Re-enabling a monitor means removing this file:
rm /monitoring/my-monitor/disabled
If we later want to add other types of commands then we need to come up with more semantic names.
Option 2: Use a /commands file and /status file
Each monitor will have a /commands file and a /status file. The /commands file is where the user pipes in commands to the monitor. For example:
echo "disabled=true" > /monitoring/my-monitor/commands
The /status file is where a user introspects the status of the monitor.
The content of the /status file might look like:
$ cat /monitoring/my-monitor/status
disabled=true
...
The upside of option 2 is that it is more generic (assuming we'd like to add some more commands later on, and not just enable/disable)
Feedback from commands
If a command that's being executed fails for any reason, an os-level error code is returned. (I assume fuse lets you do that). How do we get more data about the failure though? It's great that we know that it failed, but how can we learn about why it failed? TBD...
Security and permissions
We shall use os-level file system permissions. More details need to be defined. In short - a user might have readonly access as well as read/write or listing access (execute right on a dir)

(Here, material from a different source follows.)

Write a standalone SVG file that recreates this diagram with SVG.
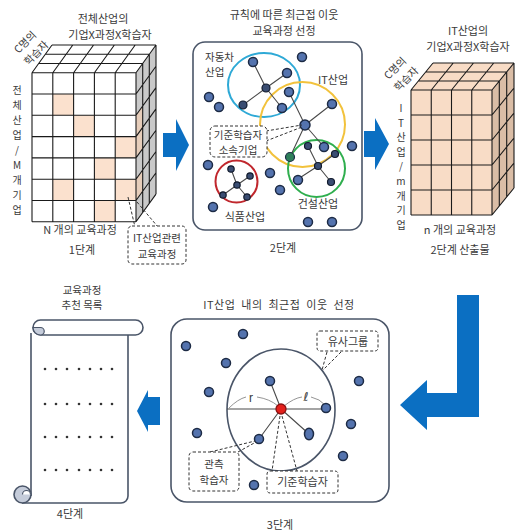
<svg xmlns="http://www.w3.org/2000/svg" width="516" height="531" viewBox="0 0 516 531">
<defs>
<style>
text{font-family:"Noto Sans CJK KR","Noto Sans",sans-serif;font-size:11px;fill:#3a3a3a}
.c{text-anchor:middle}
.sm{font-size:10.5px}
.v{font-size:10px}
.g{stroke:#1a1a1a;stroke-width:1.1;fill:none}
.box{fill:#fff;stroke:#4a5568;stroke-width:1.6}
.dash{fill:#fff;stroke:#333;stroke-width:1;stroke-dasharray:3 2}
.dl{fill:none;stroke:#333;stroke-width:1;stroke-dasharray:3 2}
.n{fill:#5473AE;stroke:#1D2B45;stroke-width:1.5}
.s{fill:#3A4D72;stroke:#111a2c;stroke-width:1.2}
.e{stroke:#4a4a4a;stroke-width:1.1;fill:none}
.arrow{fill:#0B6FC2}
.pk{fill:#FBE1CE}
.dot{fill:#333}
</style>
</defs>

<!-- Stage 1 -->
<g id="stage1">
  <text class="c" x="103" y="23">전체산업의</text>
  <text class="c" x="110" y="39">기업X과정X학습자</text>
  <text class="c sm" transform="translate(25,42) rotate(-45)"><tspan x="0" y="4">C명의</tspan><tspan x="0" y="19.5">학습자</tspan></text>
  <text class="c v" x="17" y="94">전</text>
  <text class="c v" x="17" y="109">체</text>
  <text class="c v" x="17" y="124">산</text>
  <text class="c v" x="17" y="139">업</text>
  <text class="c v" x="17" y="154">/</text>
  <text class="c v" x="17" y="169">M</text>
  <text class="c v" x="17" y="184">개</text>
  <text class="c v" x="17" y="199">기</text>
  <text class="c v" x="17" y="214">업</text>
  <rect x="32" y="72.7" width="104" height="149.1" fill="#fff"/>
  <rect class="pk" x="52.8" y="94" width="20.8" height="21.3"/>
  <rect class="pk" x="73.6" y="115.3" width="20.8" height="21.3"/>
  <rect class="pk" x="115.2" y="136.6" width="20.8" height="21.3"/>
  <rect class="pk" x="94.4" y="157.9" width="20.8" height="21.3"/>
  <rect class="pk" x="52.8" y="179.2" width="20.8" height="21.3"/>
  <rect class="pk" x="115.2" y="179.2" width="20.8" height="21.3"/>
  <rect class="pk" x="94.4" y="200.5" width="20.8" height="21.3"/>
  <polygon points="32,72.7 136,72.7 156,45 52,45" fill="#fff"/>
  <polygon points="136,72.7 156,45 156,194.1 136,221.8" fill="#c9c9c9"/>
  <polygon points="136,115.3 142.7,106.1 142.7,127.4 136,136.6" fill="#E6CDBA"/>
  <polygon points="136,136.6 142.7,127.4 142.7,148.7 136,157.9" fill="#E6CDBA"/>
  <polygon points="136,179.2 142.7,170 142.7,191.3 136,200.5" fill="#E6CDBA"/>
  <path class="g" d="M32,72.7V221.8M52.8,72.7V221.8M73.6,72.7V221.8M94.4,72.7V221.8M115.2,72.7V221.8M136,72.7V221.8
  M32,94H136M32,115.3H136M32,136.6H136M32,157.9H136M32,179.2H136M32,200.5H136M32,221.8H136
  M52,45H156M45.3,54.2H149.3M38.7,63.5H142.7M32,72.7H136
  M32,72.7L52,45M52.8,72.7L72.8,45M73.6,72.7L93.6,45M94.4,72.7L114.4,45M115.2,72.7L135.2,45M136,72.7L156,45
  M142.7,63.5V212.6M149.3,54.2V203.3M156,45V194.1
  M136,94L156,66.3M136,115.3L156,87.6M136,136.6L156,108.9M136,157.9L156,130.2M136,179.2L156,151.5M136,200.5L156,172.8M136,221.8L156,194.1"/>
  <text class="c" x="80" y="234">N 개의 교육과정</text>
  <text class="c" x="82" y="254">1단계</text>
</g>

<g id="callout-it-course">
  <path class="dl" d="M128,197L135,227M137,202L158,227"/>
  <rect class="dash" x="128" y="226" width="58" height="38" rx="4"/>
  <text class="c sm" x="157" y="242">IT산업관련</text>
  <text class="c sm" x="157" y="258">교육과정</text>
</g>

<!-- Stage 2 -->
<g id="stage2">
  <text class="c" x="284" y="19">규칙에 따른 최근접  이웃</text>
  <text class="c" x="284" y="35">교육과정 선정</text>
  <rect class="box" x="193" y="42" width="169" height="188" rx="12"/>
  <ellipse cx="264" cy="85" rx="36" ry="32" fill="none" stroke="#2EA9D6" stroke-width="2"/>
  <circle cx="302.5" cy="124.5" r="42.5" fill="none" stroke="#F2C23C" stroke-width="2"/>
  <circle cx="316.5" cy="168.5" r="28.5" fill="none" stroke="#2FAE4E" stroke-width="2"/>
  <circle cx="236.5" cy="181.5" r="21" fill="none" stroke="#C0272D" stroke-width="2"/>
  <g id="edges2">
    <path class="e" d="M266,88L253,62M266,88L287,73M266,88L243,105M266,88L282,108"/>
    <path class="e" d="M305,125L289,92M305,125L332,104M305,125L324,147M305,125L290,157"/>
    <path class="e" d="M318,166L308,146M318,166L335,154M318,166L298,179M318,166L331,182"/>
    <path class="e" d="M237,185L231,169M237,185L250,176M237,185L223,195M237,185L247,197"/>
  </g>
  <g id="nodes2">
    <circle class="n" cx="253" cy="62" r="4.5"/>
    <circle class="n" cx="302" cy="57" r="4.5"/>
    <circle class="n" cx="287" cy="73" r="4.5"/>
    <circle class="s" cx="266" cy="88" r="4"/>
    <circle class="n" cx="289" cy="92" r="4.5"/>
    <circle class="n" cx="209" cy="97" r="4.5"/>
    <circle class="n" cx="219" cy="107" r="4.5"/>
    <circle class="s" cx="243" cy="105" r="4"/>
    <circle class="n" cx="282" cy="108" r="4.5"/>
    <circle class="n" cx="332" cy="104" r="4.5"/>
    <circle class="n" cx="305" cy="125" r="5"/>
    <circle class="n" cx="352" cy="146" r="4.5"/>
    <circle class="n" cx="324" cy="147" r="4.5"/>
    <circle class="s" cx="308" cy="146" r="3.5"/>
    <circle cx="290" cy="157" r="4.5" fill="#2E7F5A" stroke="#1D2B45" stroke-width="1.2"/>
    <circle class="s" cx="335" cy="154" r="3.5"/>
    <circle class="s" cx="318" cy="166" r="3.5"/>
    <circle class="n" cx="298" cy="180" r="4.5"/>
    <circle class="s" cx="331" cy="182" r="3.5"/>
    <circle class="n" cx="208" cy="165" r="4.5"/>
    <circle class="n" cx="270" cy="173" r="4.5"/>
    <circle class="n" cx="280" cy="190" r="4.5"/>
    <circle class="n" cx="213" cy="207" r="4.5"/>
    <circle class="n" cx="308" cy="222" r="4.5"/>
    <circle class="n" cx="332" cy="222" r="4.5"/>
    <circle class="s" cx="237" cy="185" r="3.2"/>
    <circle class="s" cx="231" cy="169" r="3.2"/>
    <circle class="s" cx="250" cy="176" r="3.2"/>
    <circle class="s" cx="223" cy="195" r="3.2"/>
    <circle class="s" cx="247" cy="197" r="3.2"/>
  </g>
  <text class="sm" x="205" y="61">자동차</text>
  <text class="sm" x="205" y="76">산업</text>
  <text x="318" y="84">IT산업</text>
  <text class="c" x="318" y="208">건설산업</text>
  <text class="c" x="245" y="221">식품산업</text>
  <text class="c" x="283" y="252">2단계</text>
</g>

<g id="callout-base-company">
  <path class="dl" d="M266,131L302,125M266,141L302,127"/>
  <rect class="dash" x="210" y="126" width="57" height="31" rx="5"/>
  <text class="c sm" x="238" y="139">기준학습자</text>
  <text class="c sm" x="238" y="154">소속기업</text>
</g>

<!-- Stage 2 output cube -->
<g id="stage2-output">
  <text class="c" x="468" y="35">IT산업의</text>
  <text class="c" x="468" y="51">기업X과정X학습자</text>
  <text class="c sm" transform="translate(395,68) rotate(-45)"><tspan x="0" y="4">C명의</tspan><tspan x="0" y="19.5">학습자</tspan></text>
  <text class="c v" x="401" y="112">I</text>
  <text class="c v" x="401" y="126.6">T</text>
  <text class="c v" x="401" y="141.2">산</text>
  <text class="c v" x="401" y="155.8">업</text>
  <text class="c v" x="401" y="170.4">/</text>
  <text class="c v" x="401" y="185">m</text>
  <text class="c v" x="401" y="199.6">개</text>
  <text class="c v" x="401" y="214.2">기</text>
  <text class="c v" x="401" y="228.8">업</text>
  <rect x="411" y="90" width="81" height="125" fill="#F8DCC6"/>
  <polygon points="411,90 492,90 514,63 433,63" fill="#F8DCC6"/>
  <polygon points="492,90 514,63 514,188 492,215" fill="#DABDA6"/>
  <path class="g" d="M411,90V215M431.25,90V215M451.5,90V215M471.75,90V215M492,90V215
  M411,90H492M411,115H492M411,140H492M411,165H492M411,190H492M411,215H492
  M433,63H514M425.7,72H506.7M418.3,81H499.3
  M411,90L433,63M431.25,90L453.25,63M451.5,90L473.5,63M471.75,90L493.75,63M492,90L514,63
  M499.3,81V206M506.7,72V197M514,63V188
  M492,115L514,88M492,140L514,113M492,165L514,138M492,190L514,163M492,215L514,188"/>
  <text class="c" x="460" y="234">n 개의 교육과정</text>
  <text class="c" x="460" y="254">2단계 산출물</text>
</g>

<!-- Stage 3 -->
<g id="stage3">
  <text class="c" x="279" y="309" style="word-spacing:3px;letter-spacing:0.5px">IT산업 내의 최근접 이웃 선정</text>
  <rect class="box" x="171" y="319" width="218" height="183" rx="16"/>
  <ellipse cx="281" cy="410" rx="54" ry="61" fill="none" stroke="#4a5568" stroke-width="1.6"/>
  <path class="e" d="M227,409H326M281,409L270,381M281,409L309,434M281,409L259,439"/>
  <path d="M229,408Q238,399 246,397M257,397Q270,399 278,406M284,406Q294,398 302,397M311,397Q320,399 325,405" fill="none" stroke="#888" stroke-width="0.9"/>
  <text class="c" x="251" y="402" style="font-family:'Liberation Sans',sans-serif;font-size:12px">r</text>
  <text class="c" x="306" y="401" style="font-family:'DejaVu Sans',sans-serif;font-size:12px">ℓ</text>
  <g id="nodes3">
    <circle class="n" cx="270" cy="381" r="4.5"/>
    <circle class="n" cx="326" cy="408" r="4.5"/>
    <ellipse class="n" cx="309" cy="434" rx="4.5" ry="5.8"/>
    <circle class="n" cx="259" cy="439" r="4.5"/>
    <circle class="n" cx="186" cy="346" r="4.5"/>
    <circle class="n" cx="243" cy="334" r="4.5"/>
    <circle class="n" cx="226" cy="363" r="4.5"/>
    <circle class="n" cx="209" cy="392" r="4.5"/>
    <circle class="n" cx="197" cy="433" r="4.5"/>
    <circle class="n" cx="359" cy="381" r="4.5"/>
    <circle class="n" cx="351" cy="424" r="4.5"/>
    <circle class="n" cx="343" cy="456" r="4.5"/>
    <circle class="n" cx="254" cy="485" r="4.5"/>
    <circle cx="281" cy="409" r="5" fill="#E3201B" stroke="#8A1010" stroke-width="1.3"/>
  </g>
  <text class="c" x="280" y="529">3단계</text>
</g>

<g id="callout-similar">
  <path class="dl" d="M327,352L322,370M341,352L323,370"/>
  <rect class="dash" x="317" y="331" width="61" height="20" rx="3"/>
  <text class="c" x="348" y="345.5">유사그룹</text>
</g>
<g id="callout-observed">
  <path class="dl" d="M210,452L255,441M238,452L256,442"/>
  <rect class="dash" x="189" y="452" width="50" height="39" rx="4"/>
  <text class="c sm" x="214" y="468">관측</text>
  <text class="c sm" x="214" y="483.5">학습자</text>
</g>
<g id="callout-base-learner">
  <path class="dl" d="M280,416L272,471M282,416L297,471"/>
  <rect class="dash" x="267" y="471" width="71" height="22" rx="3"/>
  <text class="c" x="302.5" y="486">기준학습자</text>
</g>

<!-- Stage 4 -->
<g id="stage4">
  <text class="c sm" x="82" y="293.5">교육과정</text>
  <text class="c sm" x="82" y="309">추천 목록</text>
  <rect x="31" y="335" width="97" height="168" fill="#fff"/>
  <path d="M31,333V496M128,335V496A7,7 0 0 1 121,503H22" fill="none" stroke="#4a5568" stroke-width="1.6"/>
  <rect x="33" y="320" width="110" height="15" rx="7.5" fill="#fff" stroke="#4a5568" stroke-width="1.6"/>
  <path d="M33,327.5A7.5,7.5 0 0 0 40.5,335A3.75,3.75 0 0 0 40.5,327.5Z" fill="#C5CCDA" stroke="#4a5568" stroke-width="1.2"/>
  <circle cx="22.5" cy="494.5" r="8.5" fill="#C5CCDA" stroke="#4a5568" stroke-width="1.6"/>
  <path d="M22.5,494.5A4,4 0 0 1 30.5,494.5" fill="#fff" stroke="#4a5568" stroke-width="1.2"/>
  <g id="list-dots">
    <g class="dot">
      <circle cx="45" cy="369" r="1.3"/><circle cx="56" cy="369" r="1.3"/><circle cx="67" cy="369" r="1.3"/><circle cx="79" cy="369" r="1.3"/><circle cx="90" cy="369" r="1.3"/><circle cx="101" cy="369" r="1.3"/><circle cx="112" cy="369" r="1.3"/>
      <circle cx="45" cy="404" r="1.3"/><circle cx="56" cy="404" r="1.3"/><circle cx="67" cy="404" r="1.3"/><circle cx="79" cy="404" r="1.3"/><circle cx="90" cy="404" r="1.3"/><circle cx="101" cy="404" r="1.3"/><circle cx="112" cy="404" r="1.3"/>
      <circle cx="45" cy="437" r="1.3"/><circle cx="56" cy="437" r="1.3"/><circle cx="67" cy="437" r="1.3"/><circle cx="79" cy="437" r="1.3"/><circle cx="90" cy="437" r="1.3"/><circle cx="101" cy="437" r="1.3"/><circle cx="112" cy="437" r="1.3"/>
      <circle cx="45" cy="470" r="1.3"/><circle cx="56" cy="470" r="1.3"/><circle cx="67" cy="470" r="1.3"/><circle cx="79" cy="470" r="1.3"/><circle cx="90" cy="470" r="1.3"/><circle cx="101" cy="470" r="1.3"/><circle cx="112" cy="470" r="1.3"/>
    </g>
  </g>
  <text class="c" x="70" y="518">4단계</text>
</g>

<!-- Connectors -->
<g id="connectors">
  <polygon class="arrow" points="163,133 176,133 176,119 189,145 176,171 176,157 163,157"/>
  <polygon class="arrow" points="364,131 375,131 375,118 389,144 375,170 375,157 364,157"/>
  <polygon class="arrow" points="457,295 479,295 479,417 427,417 427,430 400,405 427,380 427,393 457,393"/>
  <polygon class="arrow" points="160,397 148,397 148,390 137,411 148,432 148,425 160,425"/>
</g>
</svg>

Whose responsibility is it to set proper access? The monitor itself? The operator?
Fallback to non-fuse systems
In case we need to serve non-fuse based systems (probably not - but - go figure), we could actually implement a very similar protocol based on the real files. Or at least the readonly API. We would simply be writing files instead of serving FUSE API calls. Regarding commanding - extra care needs to be taken when obeying commands - where we aren't able to return a result code, but for readonly API that should be fairly easy.
This looks really good! I guess the next step would be to see how we can update the base classes (Monitor, Rule and Action) to output information that can be serialized to json and csv.
You said you wanted to check the threading model of fusepy (or other python fuse lib). Is it adequate?
On 9 ביונ 2014, at 23:27, Sébastien Pierre [email protected] wrote:
This looks really good! I guess the next step would be to see how we can update the base classes (Monitor, Rule and Action) to output information that can be serialized to json and csv.
— Reply to this email directly or view it on GitHub.
I had a very brief look and it seems to support multi-threading -- I have to write a prototype to make sure it works though.